Au vu de ce que vous dites, nous assistons tout de même à un phénomène assez bizarre, c’est que certaines multinationales déportent ou suppriment leurs DSI, comment expliquez vous cela ?
Il faudrait peut être regarder ce phénomène autrement, d’abords la crise internationale a touché de plein fouet, les entreprises mais aussi les administrations, et nous avons cherché à optimiser et à couper dans le gras en ciblant l’efficience, ces entreprises dont vous parlez ont regroupé, optimisé, concentré certaines régions du monde afin de répondre aux besoins de leurs structures au moindre cout ; les Giga Datacenters, le Cloud Computing, le SAAS, PAAS, IAAS et la virtualisation ont aussi favorisé ce changement ; maintenant, la ou je voulais en venir, C’est qu’actuellement les organisations ont inscrit dans leurs gènes :
– L’utilisation des SI
– L’automatisation des processus
– La sécurité des SI
– La connexion des systèmes grâce au SI
– Le pilotage des systèmes de production grâce aux SI
– …
Pensez vous que cela ne doit être porté que par le DSI ? Eh ben Non… aujourd’hui, on vit l’ère du « Tous DSI » (pour reprendre J.M PERETTI quand il disait que nous sommes Tous DRH !) j’extrapole de la même manière ce concept, car les Systèmes d’Information appartiennent à tout le monde :
– Ils sont projetés dans une vision globale par le Comité Technologie émanant du conseil d’administration
– Ils sont portés et sponsorisés par le CEO
– Ils sont conçus par les métiers
– Ils sont utilisés par les clients (internes et externes)
– Ils sont améliorés tout le temps par les utilisateurs
– Ils sont gardés, implémentés, upgradés, sécurisés… par les SI
– Ils sont fournis, intégrés, testés par les parties prenantes (Fournisseurs, éditeurs…)
Faire porter la responsabilité de l’adéquation des SI aux besoins de l’entreprise au seul DSI serait une erreur fatale, qui peut engloutir des budgets colossaux dans des visions décalées par rapport à celles des organisations.
Vous me tendez une perche, car j’ai envie de vous demander, Que pourrait être aujourd’hui le profile idéale du DSI ?
C’est Madame ou Monsieur IT. Peter Drucker a dit que durant les trente glorieuses, les organisations avaient besoin de profiles managers dits « I » donc à compétences et expertises verticales, raides, ce sont des spécialistes, référents dans leur domaines, techniciens pouvant mettre la main à la patte, mais au fil du temps devaient Manager, coacher, animer, faciliter, communiquer, négocier, fédérer, anglophone, ce qui les a transformé en profile « T » des années 90, la barre transversale qui s’est ajoutée au « I » est celle des soft skills.
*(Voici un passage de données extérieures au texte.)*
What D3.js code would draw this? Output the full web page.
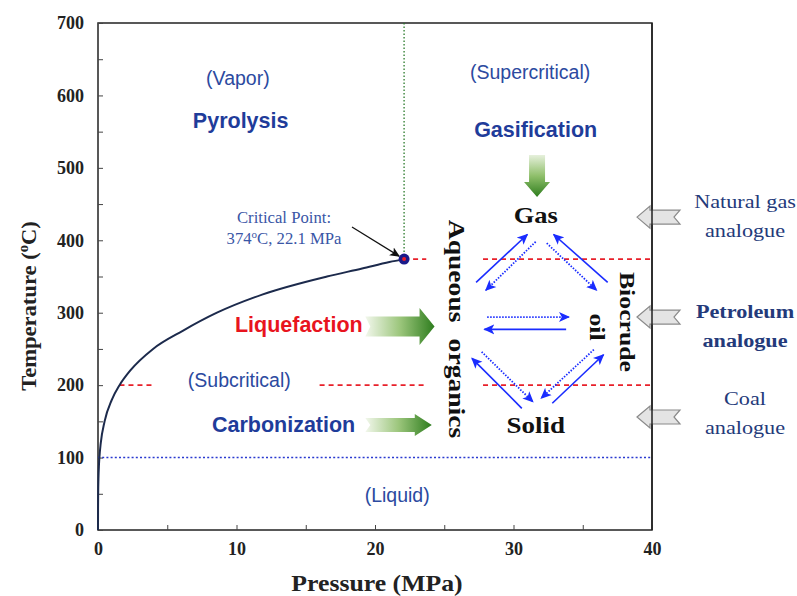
<!DOCTYPE html>
<html><head><meta charset="utf-8">
<script src="https://cdn.jsdelivr.net/npm/d3@7"></script>
<style>body{margin:0;background:#fff}svg{display:block}</style>
</head><body>
<svg id="c" width="797" height="596"></svg>
<script>
// ---- data ----
const satP = [0.0006, 0.0012, 0.0042, 0.0123, 0.0314, 0.0701, 0.1014, 0.1985, 0.476, 1.003, 1.555, 2.32, 3.976, 6.117, 8.588, 11.85, 16.53, 19.07, 21.04, 22.1];
const satT = [0, 10, 30, 50, 70, 90, 100, 120, 150, 180, 200, 220, 250, 275, 300, 325, 350, 361, 370, 374];
const xTicks = [0, 10, 20, 30, 40];
const yTicks = [0, 100, 200, 300, 400, 500, 600, 700];
const critical = {P: 22.1, T: 374};
const boilT = 100;
const red200 = [[1.55, 4.1], [16.0, 23.7], [27.8, 40]];
const red374 = [[22.1, 23.7], [27.8, 40]];
// blue reaction arrows [P0,T0,P1,T1,dotted]
const reactArrows = [
  [27.3, 342, 31.0, 408, 0], [31.6, 398, 28.0, 331, 1],
  [36.8, 342, 32.9, 408, 0], [32.4, 396, 36.0, 331, 1],
  [28.1, 294, 34.0, 294, 1], [33.8, 277, 27.9, 277, 0],
  [30.6, 168, 27.0, 237, 0], [27.7, 246, 31.4, 177, 1],
  [32.8, 175, 36.5, 242, 0], [35.8, 249, 32.0, 182, 1]
];
const regionLabels = [["(Vapor)", 10.1, 614], ["(Supercritical)", 31.2, 622], ["(Subcritical)", 10.2, 198], ["(Liquid)", 21.6, 38]];
const processLabels = [["Pyrolysis", 10.3, 555, "#1f3c9a"], ["Gasification", 31.6, 543, "#1f3c9a"], ["Liquefaction", 14.5, 273, "#e8141e"], ["Carbonization", 13.4, 135, "#1f3c9a"]];
const greenArrows = [[19.3, 24.3, 281, 18.5, 10, 15], [19.3, 24.1, 145, 11, 7, 17]]; // P0,P1,T,headHalf,bodyHalf,headLen
const analogues = [[["Natural gas", "analogue"], 432, false], [["Petroleum", "analogue"], 294, true], [["Coal", "analogue"], 156, false]];

// ---- layout ----
const svg = d3.select("#c");
const x = d3.scaleLinear().domain([0, 40]).range([98, 652]);
const y = d3.scaleLinear().domain([0, 700]).range([530, 23]);
const serif = "'Liberation Serif','Times New Roman',serif";
const sans = "'Liberation Sans',Arial,sans-serif";

function txt(px, py, str, o) {
  const t = svg.append("text")
    .attr("transform", `translate(${px},${py}) rotate(${o.rot || 0}) scale(${o.sx || 1},1)`)
    .attr("text-anchor", o.anchor || "middle").attr("font-family", o.font || serif)
    .attr("font-weight", o.bold ? "bold" : "normal").attr("font-size", o.size).attr("fill", o.fill || "#111");
  if (o.ws) t.attr("word-spacing", o.ws);
  if (str !== null) t.text(str);
  return t;
}

const defs = svg.append("defs");
const gh = defs.append("linearGradient").attr("id", "gh").attr("x1", 0).attr("x2", 1).attr("y1", 0).attr("y2", 0);
gh.append("stop").attr("offset", 0).attr("stop-color", "#f2f7ec");
gh.append("stop").attr("offset", 0.5).attr("stop-color", "#9cc67c");
gh.append("stop").attr("offset", 1).attr("stop-color", "#2e7d1e");
const gv = defs.append("linearGradient").attr("id", "gv").attr("x1", 0).attr("x2", 0).attr("y1", 0).attr("y2", 1);
gv.append("stop").attr("offset", 0).attr("stop-color", "#e6f0dc");
gv.append("stop").attr("offset", 0.5).attr("stop-color", "#8fbf6a");
gv.append("stop").attr("offset", 1).attr("stop-color", "#2e7d1e");
defs.append("marker").attr("id", "bh").attr("viewBox", "0 0 10 10").attr("refX", 9).attr("refY", 5)
  .attr("markerWidth", 11).attr("markerHeight", 11).attr("markerUnits", "userSpaceOnUse").attr("orient", "auto")
  .append("path").attr("d", "M0,0.5 L10,5 L0,9.5 L2.5,5 Z").attr("fill", "#1a2cff");
defs.append("marker").attr("id", "kh").attr("viewBox", "0 0 10 10").attr("refX", 9).attr("refY", 5)
  .attr("markerWidth", 10).attr("markerHeight", 10).attr("markerUnits", "userSpaceOnUse").attr("orient", "auto")
  .append("path").attr("d", "M0,0.5 L10,5 L0,9.5 L2.5,5 Z").attr("fill", "#111");

// frame
svg.append("rect").attr("x", x(0)).attr("y", y(700)).attr("width", x(40) - x(0)).attr("height", y(0) - y(700))
  .attr("fill", "none").attr("stroke", "#222").attr("stroke-width", 1.5);

// axes
const xAxis = d3.axisBottom(x).tickValues(d3.range(0, 41, 5)).tickSize(-5).tickFormat(d => xTicks.includes(d) ? d : "");
const gx = svg.append("g").attr("transform", `translate(0,${y(0)})`).call(xAxis);
gx.select(".domain").remove();
gx.selectAll("line").attr("stroke", "#444");
gx.selectAll("text").attr("font-family", serif).attr("font-weight", "bold").attr("font-size", 18).attr("fill", "#222").attr("dy", "1.2em");
const yAxis = d3.axisLeft(y).tickValues(d3.range(0, 701, 50)).tickSize(-5).tickFormat(d => yTicks.includes(d) ? d : "");
const gy = svg.append("g").attr("transform", `translate(${x(0)},0)`).call(yAxis);
gy.select(".domain").remove();
gy.selectAll("line").attr("stroke", "#444");
gy.selectAll("text").attr("font-family", serif).attr("font-weight", "bold").attr("font-size", 18).attr("fill", "#222").attr("x", -14);

txt(377, 591, "Pressure (MPa)", {size: 23, bold: true, sx: 1.12, fill: "#222"});
const yl = txt(36, 306, null, {size: 21.5, bold: true, sx: 1.05, rot: -90, fill: "#222"});
yl.append("tspan").text("Temperature (");
yl.append("tspan").attr("font-size", 14).attr("dy", -8).text("o");
yl.append("tspan").attr("dy", 8).text("C)");

// reference lines
svg.append("line").attr("x1", x(0)).attr("x2", x(40)).attr("y1", y(boilT)).attr("y2", y(boilT))
  .attr("stroke", "#2a3ad0").attr("stroke-width", 1.4).attr("stroke-dasharray", "2,2.2");
svg.append("line").attr("x1", x(critical.P)).attr("x2", x(critical.P)).attr("y1", y(critical.T)).attr("y2", y(700))
  .attr("stroke", "#2a7a2a").attr("stroke-width", 1.3).attr("stroke-dasharray", "1.5,2");
[[200, red200], [374, red374]].forEach(([t, segs]) => segs.forEach(s => {
  svg.append("line").attr("x1", x(s[0])).attr("x2", x(s[1])).attr("y1", y(t)).attr("y2", y(t))
    .attr("stroke", "#e8202a").attr("stroke-width", 1.6).attr("stroke-dasharray", "5,4");
}));

// saturation curve
const curve = satP.map((p, i) => [p, satT[i]]);
svg.append("path").datum(curve).attr("fill", "none").attr("stroke", "#1c2a4c").attr("stroke-width", 2)
  .attr("d", d3.line().x(d => x(d[0])).y(d => y(d[1])).curve(d3.curveMonotoneX));

// critical point
svg.append("line").attr("x1", 352).attr("y1", 227).attr("x2", x(critical.P) - 5).attr("y2", y(critical.T) - 3)
  .attr("stroke", "#111").attr("stroke-width", 1.3).attr("marker-end", "url(#kh)");
svg.append("circle").attr("cx", x(critical.P)).attr("cy", y(critical.T)).attr("r", 5.5).attr("fill", "#1a1a8a");
svg.append("circle").attr("cx", x(critical.P)).attr("cy", y(critical.T)).attr("r", 2).attr("fill", "#e8202a");
txt(284, 223, "Critical Point:", {size: 16.7, fill: "#3a56a6"});
const cp = txt(284, 244, null, {size: 16.7, fill: "#3a56a6"});
cp.append("tspan").text("374");
cp.append("tspan").attr("font-size", 11).attr("dy", -6).text("o");
cp.append("tspan").attr("dy", 6).text(`C, ${critical.P} MPa`);

// region & process labels
regionLabels.forEach(d => txt(x(d[1]), y(d[2]), d[0], {font: sans, size: 19.5, fill: "#2c4aa0"}));
processLabels.forEach(d => txt(x(d[1]), y(d[2]), d[0], {font: sans, size: 21.5, bold: true, fill: d[3]}));

// green arrows
greenArrows.forEach(([p0, p1, t, hh, bh, hl]) => {
  const x0 = x(p0), x1 = x(p1), yc = y(t);
  svg.append("path").attr("fill", "url(#gh)")
    .attr("d", `M${x0},${yc - bh} L${x1 - hl},${yc - bh} L${x1 - hl},${yc - hh} L${x1},${yc} L${x1 - hl},${yc + hh} L${x1 - hl},${yc + bh} L${x0},${yc + bh} L${x0 + 5},${yc} Z`);
});
{
  const xc = x(31.7), y0 = 155, y1 = 197, bw = 8, hw = 13, hl = 15;
  svg.append("path").attr("fill", "url(#gv)")
    .attr("d", `M${xc - bw},${y0} L${xc + bw},${y0} L${xc + bw},${y1 - hl} L${xc + hw},${y1 - hl} L${xc},${y1} L${xc - hw},${y1 - hl} L${xc - bw},${y1 - hl} Z`);
}

// product labels
txt(x(31.6), 223, "Gas", {size: 23, bold: true, sx: 1.15});
txt(x(31.6), 433, "Solid", {size: 23.5, bold: true, sx: 1.15});
txt(449, 329, "Aqueous organics", {size: 24, bold: true, sx: 1.15, rot: 90, ws: 8});
txt(620, 322, "Biocrude", {size: 22, bold: true, sx: 1.17, rot: 90});
txt(590, 327, "oil", {size: 22, bold: true, sx: 1.17, rot: 90});

// blue reaction arrows
reactArrows.forEach(a => svg.append("line").attr("x1", x(a[0])).attr("y1", y(a[1])).attr("x2", x(a[2])).attr("y2", y(a[3]))
  .attr("stroke", "#1a2cff").attr("stroke-width", a[4] ? 1.8 : 1.6).attr("stroke-dasharray", a[4] ? "1.5,1.5" : null)
  .attr("marker-end", "url(#bh)"));

// analogue arrows & labels
analogues.forEach(([lines, t, bold], k) => {
  const yc = y(t), tip = 637;
  svg.append("path").attr("fill", "#e4e4e4").attr("stroke", "#8a8a8a").attr("stroke-width", 1.2)
    .attr("d", `M${tip},${yc} L${tip + 13},${yc - 11} L${tip + 13},${yc - 7} L${tip + 43},${yc - 7} L${tip + 37},${yc} L${tip + 43},${yc + 7} L${tip + 13},${yc + 7} L${tip + 13},${yc + 11} Z`);
  const base = [208, 318, 405][k];
  lines.forEach((l, i) => txt(745, base + i * 29, l, {size: 19, bold: bold, sx: 1.17, fill: "#243a7a"}));
});
svg.append("line").attr("x1", x(40)).attr("x2", x(40)).attr("y1", y(700)).attr("y2", y(0)).attr("stroke", "#222").attr("stroke-width", 1.5);
</script>
</body></html>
A ce concept « IT » de P.Drucker, j’ajoute aujourd’hui le «Π » (lettre grecque : Pi), l’autre composante verticale regroupe l’innovation, l’amélioration et la culture « Projet », afin de réaliser la vision de l’organisation court/moyen et long terme. La mission étant réalisée par l’exploitation et la production quotidienne, la vision ne peut se réaliser que si on est centré sur les résultats des projets et programmes, le gène « Achievement » doit être dominant et non récessif, l’organisation figée, sclérosée, bureaucratique doit laisser la place à l’architecture en projets/programmes ou les profiles se sentent libérés et challengés tous les jours, le goût du résultat et de la célébration des success stories devra prendra le dessus et façonner profondément notre façon de faire et d’agir dans l’organisation.